About Maelstrom
Maelstrom packages your Rust tests into hermetic micro-containers, then distributes them to be run on an arbitrarily large cluster of test-runners, or locally on your machine. You might use Maelstrom to run your tests because:
- It's easy. Maelstrom functions as a drop-in replacement for cargo-test, so in most cases, it just works.
- It's reliable. Maelstrom runs every test hermetically in its own lightweight container and runs each test independently, eliminating confusing errors caused by inter-test or implicit test-environment dependencies.
- It's scalable. You can run Maelstrom as a cluster.
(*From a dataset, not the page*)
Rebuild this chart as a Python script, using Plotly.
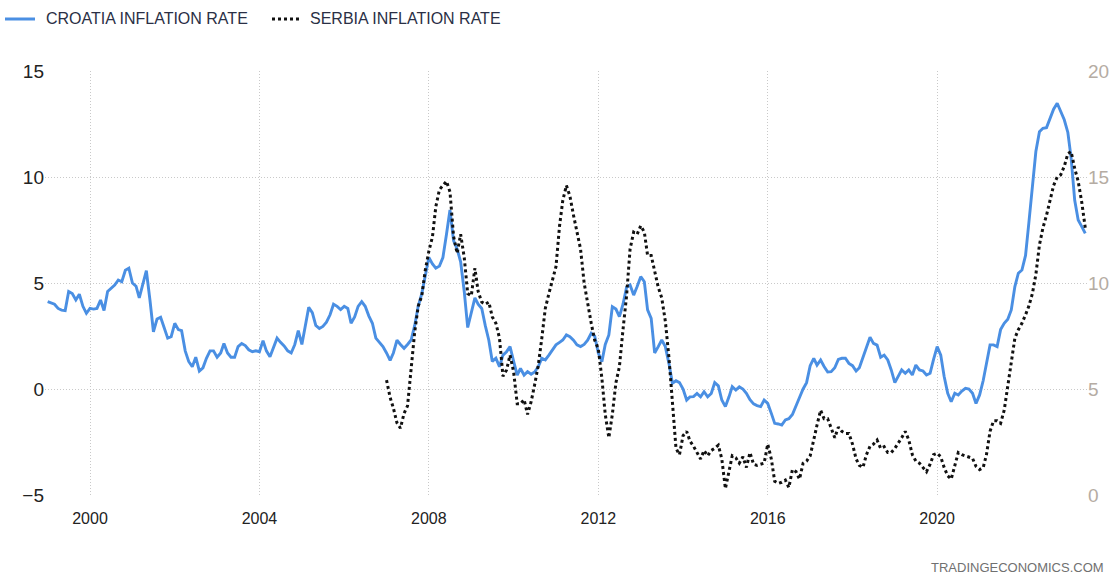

Add more worker machines to linearly improve test throughput.
- It's fast. In most cases, Maelstrom is faster than cargo test, even without adding clustering.
- It's clean. Maelstrom has a from-scratch, rootless container implementation (not relying on docker or RunC), optimized to be low-overhead and start quickly.
- It's Rusty. The whole project is built in Rust.
Maelstrom is currently available for Rust on Linux. C++, Typescript, Python, and Java are coming soon.
We started with a Rust test runner, but Maelstrom's underlying job execution system is general-purpose. We will add support for other languages' test frameworks throughout 2024. We have also provided tools for adventurous users to run arbitrary jobs, either using a command-line tool or a gRPC-based SDK.
The project is currently Linux-only (x86 and ARM), as it relies on namespaces to implement containers.